My answer came through a partnership I’ve formed with the Edwards School of Business at the University of Saskatchewan. We have created an official “Womentorship” program, which will connect even more women with mentors. Participants can be graduates from any university discipline, and the program will include some educational components and networking events to support these leaders of tomorrow. In announcing the program, the Dean said that he believes that the program is the first of its kind among Canadian business schools.
The kickoff event was this past Thursday, May 14, and I can’t tell you how gratifying it was to be in a room with such a wide variety of proud, empowered women. All that “egg power” really increased the feminine energy in the world. Even the Dean got into it – he concluded his remarks by admitting that he just wanted to go home and hug his wife! It was great to found a program that allows me to “walk the walk” without stretching myself too thin. I’m practicing the Fourth Step, Self-Care, while at the same time caring for others as part of a new and unique mentorship program.
Mentors need to care for themselves to be a good example to their protégés.
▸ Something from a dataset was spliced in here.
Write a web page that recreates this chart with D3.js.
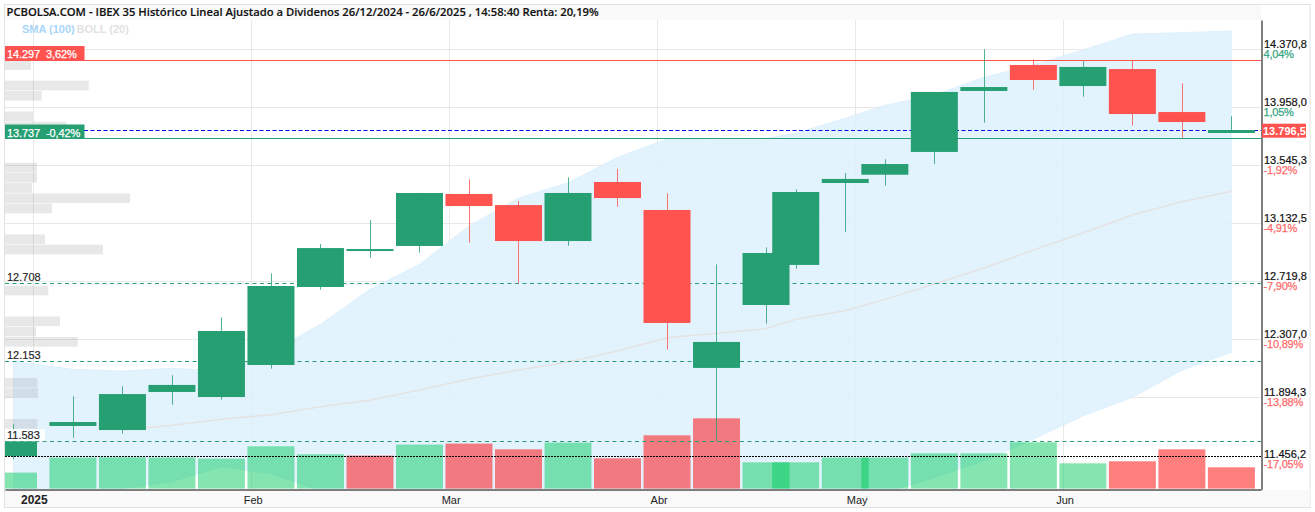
<!DOCTYPE html>
<html>
<head>
<meta charset="utf-8">
<script src="https://cdnjs.cloudflare.com/ajax/libs/d3/7.8.5/d3.min.js"></script>
<style>
body { margin: 0; background: #fff; }
text { font-family: "Liberation Sans", Arial, sans-serif; font-size: 11px; }
</style>
</head>
<body>
<svg id="chart" width="1315" height="512"></svg>
<script>
// weekly candles, position is counted in trading days (short weeks sit closer)
var tradingDay = [0,6,11,16,21,26,31,36,41,46,51,56,61,66,71,76,79,84,88,93,98,103,108,113,118,123];
var opens  = [11477,11691,11662,11933,11897,12125,12680,12936,12972,13342,13263,13007,13427,13228,12104,12552,12837,13420,13479,13641,14075,14260,14110,14231,13925,13776];
var highs  = [11703,11902,11973,12052,12464,12777,12986,13157,13349,13446,13292,13461,13520,13347,12841,12962,13375,13491,13589,14068,14372,14300,14288,14290,14130,13895];
var lows   = [11454,11607,11636,11842,11878,12099,12661,12888,12924,12995,12706,12974,13251,12234,11582,12419,12810,13073,13401,13555,13849,14084,14034,13828,13742,13776];
var closes = [11582,11719,11918,11983,12367,12687,12957,12950,13349,13256,13007,13349,13313,12424,12289,12922,13356,13449,13555,14068,14103,14153,14246,13911,13854,13797];
var volumes = [16,31,31.3,31,30,42.3,34.3,33,44,45,39.3,46,30.3,53.3,70.3,26.3,26.3,31,31,35.3,35.3,46.3,25.3,27.3,39.3,21.3];
var volumeUp = [1,1,1,1,1,1,1,0,1,0,0,1,0,0,0,1,1,1,1,1,1,1,1,0,0,0];

var bollUpper = [12151,12094,12082,12101,12082,12217,12415,12664,12841,13114,13313,13422,13603,13733,13737,13738,13774,13880,13973,14046,14172,14260,14367,14480,14490,14502];
var bollLower = [11164,11178,11246,11294,11401,11351,11228,11093,10951,10900,10850,10820,10800,10780,10750,10986,11022,11129,11221,11323,11442,11596,11762,11895,12087,12215];
var smaValues = [null,null,11662,11696,11738,11771,11828,11874,11947,12025,12089,12146,12224,12319,12350,12383,12450,12511,12592,12701,12815,12943,13064,13192,13287,13361];

var priceTicks = [14370.8,13958,13545.3,13132.5,12719.8,12307,11894.3,11456.2];
var pctTicks = ["4,04%","1,05%","-1,92%","-4,91%","-7,90%","-10,89%","-13,88%","-17,05%"];
var monthDays = [2,24,44,65,85,106];
var monthLabels = ["2025","Feb","Mar","Abr","May","Jun"];

var profileLevels = [14294,14148,14075,13929,13856,13564,13492,13419,13346,13273,13054,12981,12689,12470,12397,12324,12033,11960,11741];
var profileSizes = [26,83.7,36.7,28,61.7,32,32,27,125,47,40,98,43.3,55,31,72.7,32.3,33,32.3];
var profileBin = 72.9;

var supportLevels = [12708,12153,11583];
var supportLabels = ["12.708","12.153","11.583"];
var highLevel = 14297, lowLevel = 13737, lastPrice = 13796.5, dottedLevel = 11475;

var green = "#269F73", red = "#FF5350";

var svg = d3.select("#chart");
var x = d3.scaleLinear().domain([-0.86,125.99]).range([5,1261]);
var y = d3.scaleLinear().domain([11240.3,14580]).range([489.3,20]);
var vol = d3.scaleLinear().domain([0,100]).range([488.6,388.6]);
var profileX = d3.scaleLinear().domain([0,100]).range([5,105]);
var crisp = function(v){ return Math.floor(v+0.3)+0.5; }
var esNum = d3.formatLocale({decimal:",",thousands:".",grouping:[3],currency:["","€"]}).format(",.1f");

var candles = tradingDay.map(function(d,i){
    return {day:d,open:opens[i],high:highs[i],low:lows[i],close:closes[i],vol:volumes[i],up:volumeUp[i]};
});

svg.append("defs").append("clipPath").attr("id","plot")
    .append("rect").attr("x",5).attr("y",20).attr("width",1256).attr("height",469);

// frame
svg.append("rect").attr("x",4.5).attr("y",4.5).attr("width",1305.5).attr("height",503)
    .attr("fill","#fff").attr("stroke","#e2e2e2");
svg.append("rect").attr("x",5).attr("y",5).attr("width",1256).attr("height",15).attr("fill","#f9f9f9");
svg.append("rect").attr("x",5).attr("y",490).attr("width",1304.5).attr("height",17).attr("fill","#f9f9f9");

var plot = svg.append("g").attr("clip-path","url(#plot)");

// grid
plot.selectAll(".gridH").data(priceTicks.slice(0,7)).enter().append("line")
    .attr("x1",5).attr("x2",1261)
    .attr("y1",function(d){ return crisp(y(d)); }).attr("y2",function(d){ return crisp(y(d)); })
    .attr("stroke","#e8e8e8");
plot.selectAll(".gridV").data(monthDays).enter().append("line")
    .attr("y1",20).attr("y2",489)
    .attr("x1",function(d){ return crisp(x(d)); }).attr("x2",function(d){ return crisp(x(d)); })
    .attr("stroke","#e8e8e8");

// bollinger band
var band = d3.area()
    .x(function(d){ return x(d); })
    .y0(function(d,i){ return y(bollLower[i]); })
    .y1(function(d,i){ return y(bollUpper[i]); });
plot.append("path").attr("d",band(tradingDay))
    .attr("fill","rgb(222,241,254)").attr("fill-opacity",0.85)
    .attr("stroke","rgb(210,235,251)").attr("stroke-opacity",0.6);

// volume by price
plot.selectAll(".profile").data(profileLevels).enter().append("rect")
    .attr("x",5)
    .attr("y",function(d){ return y(d); })
    .attr("width",function(d,i){ return profileX(profileSizes[i])-5; })
    .attr("height",function(d){ return y(d-profileBin)-y(d)-0.6; })
    .attr("fill","rgb(128,128,128)").attr("fill-opacity",0.18);

// sma
var smaLine = d3.line()
    .defined(function(d,i){ return smaValues[i]!=null; })
    .x(function(d){ return x(d); })
    .y(function(d,i){ return y(smaValues[i]); });
plot.append("path").attr("d",smaLine(tradingDay))
    .attr("fill","none").attr("stroke","#e5e2e2").attr("stroke-width",1.5);

// volume bars
plot.selectAll(".vol").data(candles).enter().append("rect")
    .attr("x",function(d){ return x(d.day)-23.5; })
    .attr("width",47)
    .attr("y",function(d){ return vol(d.vol); })
    .attr("height",function(d){ return vol(0)-vol(d.vol); })
    .attr("fill",function(d){ return d.up ? "rgb(0,200,90)" : "rgb(255,0,0)"; })
    .attr("fill-opacity",function(d){ return d.up ? 0.48 : 0.5; });

// price levels, the candles go over them
plot.selectAll(".support").data(supportLevels).enter().append("line")
    .attr("x1",5).attr("x2",1261)
    .attr("y1",function(d){ return crisp(y(d)); }).attr("y2",function(d){ return crisp(y(d)); })
    .attr("stroke",green).attr("stroke-dasharray","4,3.5");
plot.append("line").attr("x1",5).attr("x2",1261)
    .attr("y1",crisp(y(dottedLevel))).attr("y2",crisp(y(dottedLevel)))
    .attr("stroke","#000").attr("stroke-dasharray","2,1");
plot.append("line").attr("x1",5).attr("x2",1261)
    .attr("y1",crisp(y(highLevel))).attr("y2",crisp(y(highLevel))).attr("stroke",red);
plot.append("line").attr("x1",5).attr("x2",1261)
    .attr("y1",crisp(y(lowLevel))).attr("y2",crisp(y(lowLevel))).attr("stroke",green);
plot.append("line").attr("x1",84).attr("x2",1261)
    .attr("y1",crisp(y(lastPrice))).attr("y2",crisp(y(lastPrice)))
    .attr("stroke","#0000ff").attr("stroke-dasharray","4,2.5");

// candles
plot.selectAll(".wick").data(candles).enter().append("line")
    .attr("x1",function(d){ return crisp(x(d.day)); })
    .attr("x2",function(d){ return crisp(x(d.day)); })
    .attr("y1",function(d){ return y(d.high); })
    .attr("y2",function(d){ return y(d.low); })
    .attr("stroke",function(d){ return d.close>=d.open ? green : red; })
    .attr("stroke-opacity",0.8);
plot.selectAll(".body").data(candles).enter().append("rect")
    .attr("x",function(d){ return x(d.day)-23.5; })
    .attr("width",47)
    .attr("y",function(d){ return y(Math.max(d.open,d.close)); })
    .attr("height",function(d){ return Math.max(2,Math.abs(y(d.open)-y(d.close))); })
    .attr("fill",function(d){ return d.close>=d.open ? green : red; });

// level labels
supportLevels.forEach(function(d,i){
    var g = svg.append("g");
    if(i==2) g.append("rect").attr("x",5).attr("y",y(d)-12).attr("width",40).attr("height",12).attr("fill","#fff").attr("fill-opacity",0.85);
    g.append("text").attr("x",7).attr("y",y(d)-2).attr("fill","#222").attr("stroke","#222").attr("stroke-width",0.15).text(supportLabels[i]);
});
svg.append("rect").attr("x",5).attr("y",46).attr("width",79.5).attr("height",14).attr("fill",red);
svg.append("text").attr("x",7).attr("y",58).attr("fill","#fff").attr("stroke","#fff").attr("stroke-width",0.25)
    .style("letter-spacing","-0.1px").attr("xml:space","preserve").text("14.297  3,62%");
svg.append("rect").attr("x",5).attr("y",124.5).attr("width",79.5).attr("height",14).attr("fill",green);
svg.append("text").attr("x",7).attr("y",136.5).attr("fill","#fff").attr("stroke","#fff").attr("stroke-width",0.25)
    .style("letter-spacing","-0.1px").attr("xml:space","preserve").text("13.737  -0,42%");

// title and legend
svg.append("text").attr("x",6.5).attr("y",16)
    .style("font-family","'Open Sans'").style("font-weight",600).style("font-size","11.25px")
    .attr("fill","#111").attr("stroke","#111").attr("stroke-width",0.15)
    .text("PCBOLSA.COM - IBEX 35 Histórico Lineal Ajustado a Dividenos 26/12/2024 - 26/6/2025 , 14:58:40 Renta: 20,19%");
svg.append("text").attr("x",22).attr("y",32.5).style("font-weight","bold").attr("fill","#a8d6fa").text("SMA (100)");
svg.append("text").attr("x",76.5).attr("y",32.5).style("font-weight","bold").attr("fill","#e2e2e2").text("BOLL (20)");

// axes
var yAxis = svg.append("g").attr("transform","translate(1261.5,0)")
    .call(d3.axisRight(y).tickValues(priceTicks).tickSize(0).tickFormat(esNum));
yAxis.select(".domain").attr("stroke","#000").attr("stroke-width",1);
yAxis.selectAll(".tick text").attr("x",2.5).attr("dy",0).attr("y",-1.5)
    .style("font-size","11px").attr("fill","#111").attr("stroke","#111").attr("stroke-width",0.2);
yAxis.selectAll(".tick").append("text")
    .attr("x",2).attr("y",8.5)
    .style("font-size","11px").style("letter-spacing","-0.2px")
    .attr("fill",function(d,i){ return pctTicks[i][0]=="-" ? "#ff6b6b" : "#35a57f"; })
    .attr("stroke",function(d,i){ return pctTicks[i][0]=="-" ? "#ff6b6b" : "#35a57f"; })
    .attr("stroke-width",0.25)
    .text(function(d,i){ return pctTicks[i]; });

var xAxis = svg.append("g").attr("transform","translate(0,489.5)")
    .call(d3.axisBottom(x).tickValues(monthDays).tickSize(0)
        .tickFormat(function(d,i){ return monthLabels[i]; }));
xAxis.select(".domain").attr("stroke","#000").attr("stroke-width",1);
xAxis.selectAll(".tick text").attr("dy",0).attr("y",14).attr("x",function(d,i){ return i==0 ? 0.5 : 1.5; })
    .style("font-size",function(d,i){ return i==0 ? "12px" : "11px"; }).attr("fill","#222")
    .style("font-weight",function(d,i){ return i==0 ? "bold" : "normal"; });

// last price tag
svg.append("rect").attr("x",1262).attr("y",123.7).attr("width",44).attr("height",14).attr("fill",red);
svg.append("text").attr("x",1263).attr("y",134.7).style("font-weight","bold").attr("fill","#fff")
    .text(esNum(lastPrice));
</script>
</body>
</html>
I remember learning such a lesson from one of my mentors who always, without fail, went home for dinner. No matter who was in his office or what they were discussing, he would start preparing to leave at 5:45. When he got up and put on his coat, it was our signal that the meeting was over. By going home for dinner each night he not only followed through on his personal commitments, but also provided a great example of someone who was able to balance work and family life. It demonstrated to me that it was possible to have success in both areas.
Mentors, like anyone who dedicates themselves to helping others, can run the risk of “burnout.” To avoid this, I’d recommend the following Self-Care guidelines:
1. Set boundaries at work, and thereby protect yourself and set a good example for your protégés. In fact, I’d say that good self-care is the bestway to take care of protégés.
2. Take time for friends and family – in so doing, you’ll model a value-system that encourages protégés to live a balanced life.
3. Be proud of the special attributes of your gender. “Womentors” should pass along feelings of pride to the next generation.
4. Look for creative solutions to your goals while taking care of yourself. This can be the best example of all – don’t always do things the way they’ve always been done!